- Sire: Dragonara Palace
- Grandsire: Young Emperor
- Dam: Misippus
- Damsire: Green God
- Sex: Gelding
- Foaled: 5 June 1980
- Country: United Kingdom
- Colour: Grey
- Owner: Ken Richardson
- Trainer: Stephen Wiles
- Record: unraced

= Flockton Grey =

British-bred Thoroughbred racehorse

Flockton Grey was the British racehorse at the centre of one of the largest betting scandals to hit British horseracing. The affair remains the best-known case of a corrupt trainer and owner using a ringer to race in place of another horse. Because of the use of the ringer, Flockton Grey did not actually run in the race for which he became most famous.

==Background==
Flockton Grey was an undistinguished gelding, by Dragonara Palace out of Misippus, a mare who later produced the dual Cheltenham Festival winner Montelado. He was sold for 900 guineas as a foal and for 1,700 guineas as a yearling. On the latter occasion he was bought by Ken Richardson, who sent the gelding into training with Stephen Wiles in Yorkshire.

==Race==
Flockton Grey was entered into his first race for two-year-olds on 29 March 1982 at Leicester Racecourse. As a debutant from an unsuccessful yard (Stephen Wiles had failed to train a winner in two years), the horse was priced at 10-1. The perpetrators of the scam, Richardson and Wiles, saw an opportunity to make a profit and backed their horse with £20,000, spreading their money around several different betting shops to avoid detection. They then arranged for a three-year-old horse, Good Hand, formerly owned by Richardson, to run in place of Flockton Grey. According to the official weight for age scale, a three-year-old at that time of year ought to have carried 47 pounds more than a two-year-old so that Good Hand, meeting his younger opponents at level weights, had a huge advantage. Good Hand was too strong for the competition and won by twenty lengths.

==Investigation==
The margin of victory caused immediate suspicion, and bookmakers refused to pay out. A police investigation followed. Official race photographs revealed the winner had teeth too developed to be a two-year-old's. Records of the course veterinarian disclosed that the winner had a conspicuous scar on its foreleg. Investigators traced Flockton Grey to one of Wiles' yards, determining his identity by blood tests, but found no scar. The deceit uncovered, Richardson was charged with conspiracy to defraud. In June 1984, he was convicted, fined £20,000 with £25,000 in costs, and given a suspended nine-month prison sentence.
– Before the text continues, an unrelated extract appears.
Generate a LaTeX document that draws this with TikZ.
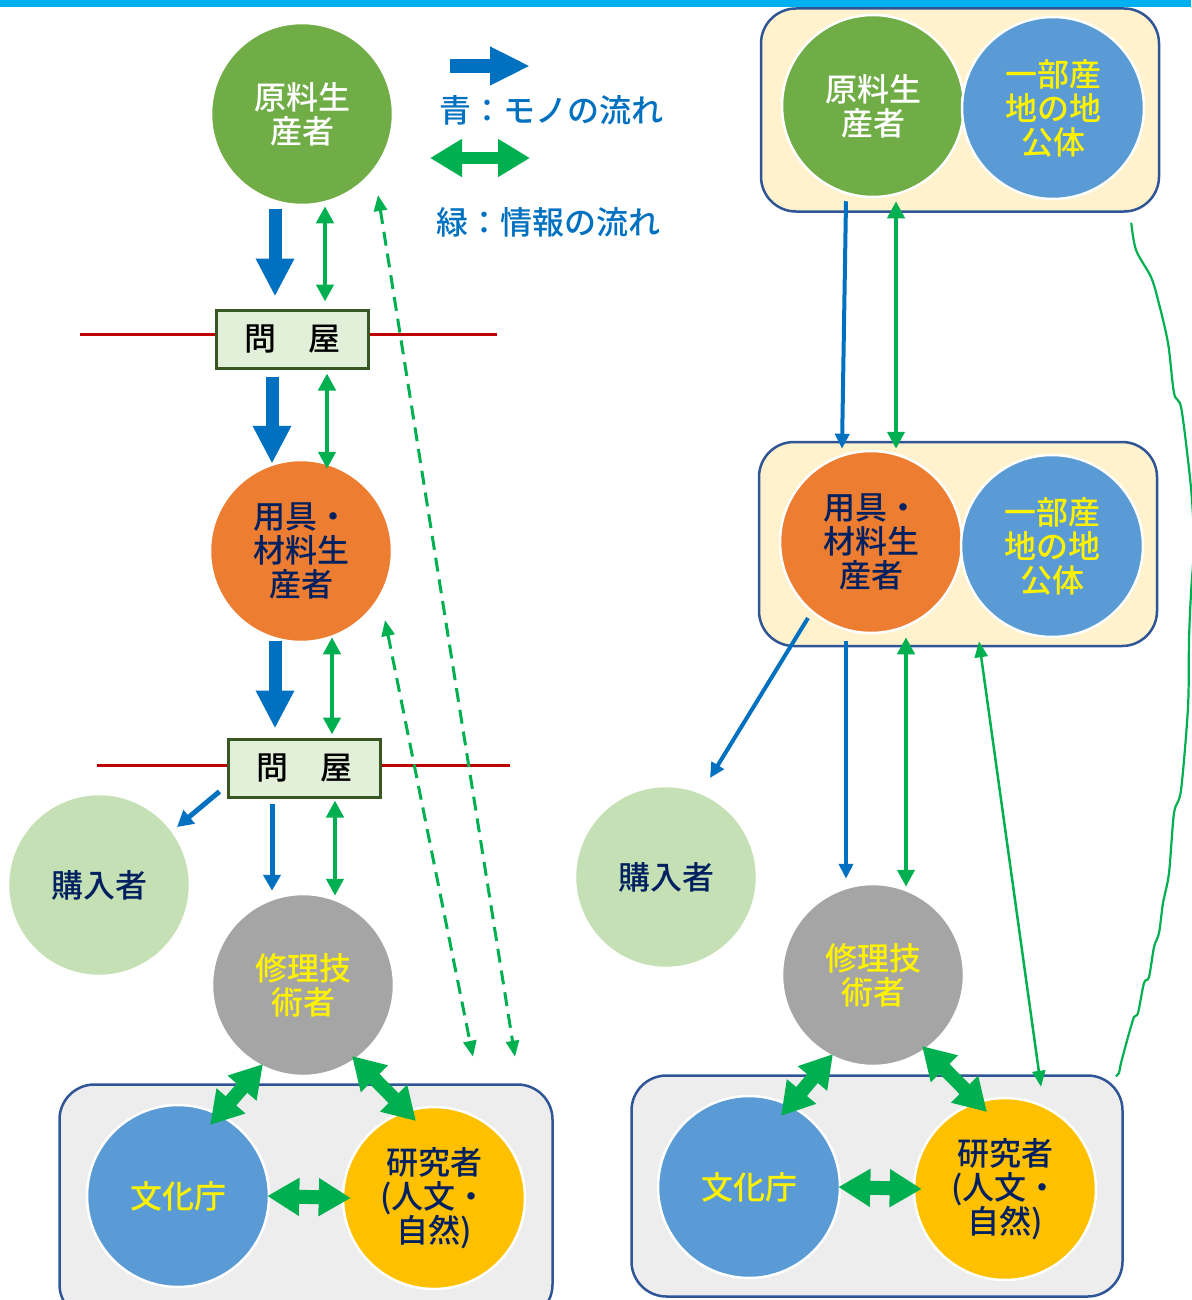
\documentclass[tikz,border=0pt]{standalone}
\usepackage{fontspec}
\setmainfont{Noto Sans CJK JP}[BoldFont={* Medium}]
\usetikzlibrary{arrows.meta,calc}
\definecolor{barcyan}{HTML}{00B0F0}
\definecolor{rawgreen}{HTML}{70AD47}
\definecolor{toolorange}{HTML}{ED7D31}
\definecolor{localblue}{HTML}{5B9BD5}
\definecolor{researchgold}{HTML}{FFC000}
\definecolor{repairgray}{HTML}{A5A5A5}
\definecolor{buyergreen}{HTML}{C5E0B4}
\definecolor{labgray}{HTML}{EDEDED}
\definecolor{cream}{HTML}{FFF2CC}
\definecolor{pairline}{HTML}{2F5597}
\definecolor{navy}{HTML}{002060}
\definecolor{monoblue}{HTML}{0070C0}
\definecolor{infogreen}{HTML}{00B050}
\definecolor{tonyared}{HTML}{C00000}
\definecolor{tonyafill}{HTML}{E2F0D9}
\definecolor{tonyaline}{HTML}{385723}

\begin{document}
\begin{tikzpicture}[x=1pt,y=-1pt]
\tikzstyle{place}=[circle, draw=white, line width=2.5pt, minimum size=182pt, inner sep=0pt, align=center, font=\fontsize{32}{34}\selectfont\bfseries]
\tikzstyle{tonya}=[draw=tonyaline, fill=tonyafill, line width=3pt, minimum width=152pt, minimum height=58pt, inner sep=0pt, font=\fontsize{32}{34}\selectfont\bfseries]
\tikzstyle{group}=[draw=pairline, line width=2.5pt, rounded corners=35pt, inner sep=0pt]
\tikzstyle{key}=[text=monoblue, font=\fontsize{32}{34}\selectfont\bfseries]
\tikzstyle{mono}=[monoblue, line width=13pt, -{Triangle[length=38pt,width=36pt]}]
\tikzstyle{monoline}=[monoblue, line width=5pt, -{Triangle[length=16pt,width=17pt]}]
\tikzstyle{monothin}=[monoblue, line width=4pt, -{Triangle[length=15pt,width=14pt]}]
\tikzstyle{info}=[infogreen, line width=4.5pt, {Triangle[length=17pt,width=17pt]}-{Triangle[length=17pt,width=17pt]}]
\tikzstyle{infoline}=[infogreen, line width=2.5pt, {Triangle[length=16pt,width=13pt]}-{Triangle[length=16pt,width=13pt]}]
\tikzstyle{infodash}=[infoline, line width=3pt, dash pattern=on 14pt off 8pt]
\tikzstyle{block}=[infogreen, line width=14pt, {Triangle[length=32pt,width=36pt]}-{Triangle[length=32pt,width=36pt]}]

\useasboundingbox (0,0) rectangle (1191,1300);
\fill[barcyan] (0,0) rectangle (1191,7);

% Groups
\node[group, fill=labgray, minimum width=493pt, minimum height=235pt] (lab_1) at (306,1202) {};
\node[group, fill=cream, minimum width=398pt, minimum height=203pt] (pair_1) at (960,110) {};
\node[group, fill=cream, minimum width=398pt, minimum height=204pt] (pair_2) at (958,544) {};
\node[group, fill=labgray, minimum width=491pt, minimum height=221pt] (lab_2) at (877,1186) {};

% Left
\node[place, fill=rawgreen, text=white] (raw_1) at (302,114) {原料生\\産者};
\node[tonya] (tonya_1) at (292,339) {問　屋};
\node[place, fill=toolorange, text=navy] (tool_1) at (301,551) {用具・\\材料生\\産者};
\node[tonya] (tonya_2) at (304,768) {問　屋};
\node[place, fill=buyergreen, text=navy] (buyer_1) at (99,885) {購入者};
\node[place, fill=repairgray, text=yellow] (repair_1) at (303,985) {修理技\\術者};
\node[place, fill=localblue, text=yellow] (agency_1) at (178,1196) {文化庁};
\node[place, fill=researchgold, text=navy] (research_1) at (434,1198) {研究者\\(人文・\\自然)};

% Right
\node[place, fill=rawgreen, text=white] (raw_2) at (873,106) {原料生\\産者};
\node[place, fill=localblue, text=yellow] (local_1) at (1053,108) {一部産\\地の地\\公体};
\node[place, fill=toolorange, text=navy] (tool_2) at (871,542) {用具・\\材料生\\産者};
\node[place, fill=localblue, text=yellow] (local_2) at (1052,546) {一部産\\地の地\\公体};
\node[place, fill=buyergreen, text=navy] (buyer_2) at (666,877) {購入者};
\node[place, fill=repairgray, text=yellow] (repair_2) at (873,975) {修理技\\術者};
\node[place, fill=localblue, text=yellow] (agency_2) at (749,1187) {文化庁};
\node[place, fill=researchgold, text=navy] (research_2) at (1005,1189) {研究者\\(人文・\\自然)};

% Legend
\coordinate (mono_a) at (450,66);
\coordinate (mono_b) at (530,66);
\draw[mono, line width=14pt, -{Triangle[length=40pt,width=36pt]}] (mono_a) -- (mono_b);
\node[key] (mono_key) at (551,110) {青：モノの流れ};
\coordinate (info_a) at (430,158);
\coordinate (info_b) at (530,158);
\draw[block, line width=12pt] (info_a) -- (info_b);
\node[key] (info_key) at (548,222) {緑：情報の流れ};

% Market lines
\coordinate (market_1) at (80,334);
\coordinate (market_2) at (497,334);
\coordinate (market_3) at (97,765);
\coordinate (market_4) at (510,765);
\draw[tonyared, line width=3pt] (market_1) -- ($(tonya_1.west)+(0,-5)$) ($(tonya_1.east)+(0,-5)$) -- (market_2);
\draw[tonyared, line width=3pt] (market_3) -- ($(tonya_2.west)+(0,-3)$) ($(tonya_2.east)+(0,-3)$) -- (market_4);

% Left flows
\draw[mono] ($(raw_1.south)+(-27,3)$) -- ($(tonya_1.north)+(-17,-12)$);
\draw[info] ($(raw_1.south)+(23,0)$) -- ($(tonya_1.north)+(33,-7)$);
\draw[mono] ($(tonya_1.south)+(-20,7)$) -- ($(tool_1.north)+(-29,5)$);
\draw[info] ($(tonya_1.south)+(35,4)$) -- ($(tool_1.north)+(26,10)$);
\draw[mono] ($(tool_1.south)+(-26,-2)$) -- ($(tonya_2.north)+(-29,-9)$);
\draw[info] ($(tool_1.south)+(31,-6)$) -- ($(tonya_2.north)+(28,-3)$);
\draw[monoline] ($(tonya_2.south west)+(-7,-7)$) -- ($(buyer_1.center)+(78,-58)$);
\draw[monoline] ($(tonya_2.south)+(-32,5)$) -- ($(repair_1.north)+(-31,-2)$);
\draw[info] ($(tonya_2.south)+(31,2)$) -- ($(repair_1.north)+(32,3)$);
\coordinate (far_1) at ($(research_1.north)+(81,-49)$);
\coordinate (near_1) at ($(research_1.north)+(39,-49)$);
\draw[infodash] ($(raw_1.center)+(76,81)$) -- (far_1);
\draw[infodash] ($(tool_1.center)+(84,69)$) -- (near_1);

% Right flows
\draw[monothin] ($(raw_2.south)+(-27,3)$) -- ($(tool_2.north)+(-29,-1)$);
\draw[info] ($(raw_2.south)+(23,3)$) -- ($(tool_2.north)+(25,-1)$);
\draw[monothin] ($(tool_2.center)+(-63,76)$) -- ($(buyer_2.center)+(44,-99)$);
\draw[monothin] ($(tool_2.south)+(-25,7)$) -- ($(repair_2.north)+(-27,-4)$);
\draw[info] ($(tool_2.south)+(35,3)$) -- ($(repair_2.north)+(33,4)$);
\draw[infoline] ($(pair_2.south)+(21,-6)$) -- ($(research_2.north)+(36,-10)$);
\coordinate (curve_top) at ($(pair_1.south east)+(-29,10)$);
\coordinate (curve_end) at ($(lab_2.north east)+(-8,2)$);
\draw[infogreen, line width=2.2pt] plot[smooth, tension=0.5] coordinates {(curve_top) (1136,250) (1151,277) (1158,300) (1168,343) (1174,393) (1181,407) (1188,460) (1192,500) (1194,545) (1191,593) (1189,640) (1188,707) (1181,790) (1174,813) (1169,873) (1163,903) (1159,933) (1154,947) (1149,977) (1144,983) (1138,1013) (1134,1017) (1128,1037) (1121,1063) (1119,1073) (curve_end)};

% Repair <-> lab
\foreach \i in {1,2}
{
\draw[block] ($(repair_\i.center)+(-40,79)$) -- ($(agency_\i.center)+(32,-71)$);
\draw[block] ($(repair_\i.center)+(49,71)$) -- ($(research_\i.center)+(-18,-77)$);
\draw[block] ($(agency_\i.east)+(-3,0)$) -- ($(research_\i.west)+(9,0)$);
}
\end{tikzpicture}
\end{document}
Following his conviction, the Jockey Club "warned off" Richardson for an unprecedented period of 25 years. Wiles received a similar ban from racing. Jockey Kevin Darley was exonerated of any knowledge of the switch, and it was noted that a rider with inside knowledge could easily have held his horse back, minimising the winning margin and preventing any suspicion.

==Later developments==
Richardson would later resurface as the chairman of Bridlington Town Football Club, and later the self-styled "benefactor" of Doncaster Rovers; Bridlington Town went bankrupt during his stewardship, with fans of the club accusing Richardson of gross financial mismanagement. Similar accusations were made during his tenure at Doncaster. The tumultuous period in the club's history only ended in 1999, when Richardson was convicted of attempted arson for his role in hiring three associates to burn down Doncaster's ground to collect insurance money. He was jailed for four years and ordered to pay £75,000 in costs.

During the investigations and trials which followed the scandal, Flockton Grey remained in police custody, and was only "released" in 1986: he never competed in a race. He lived to the age of 28, spending his last twenty years at the stable of Mary Dick near Worksop. On his death from a heart attack in 2008, Dick described him as "a gem, my favourite horse".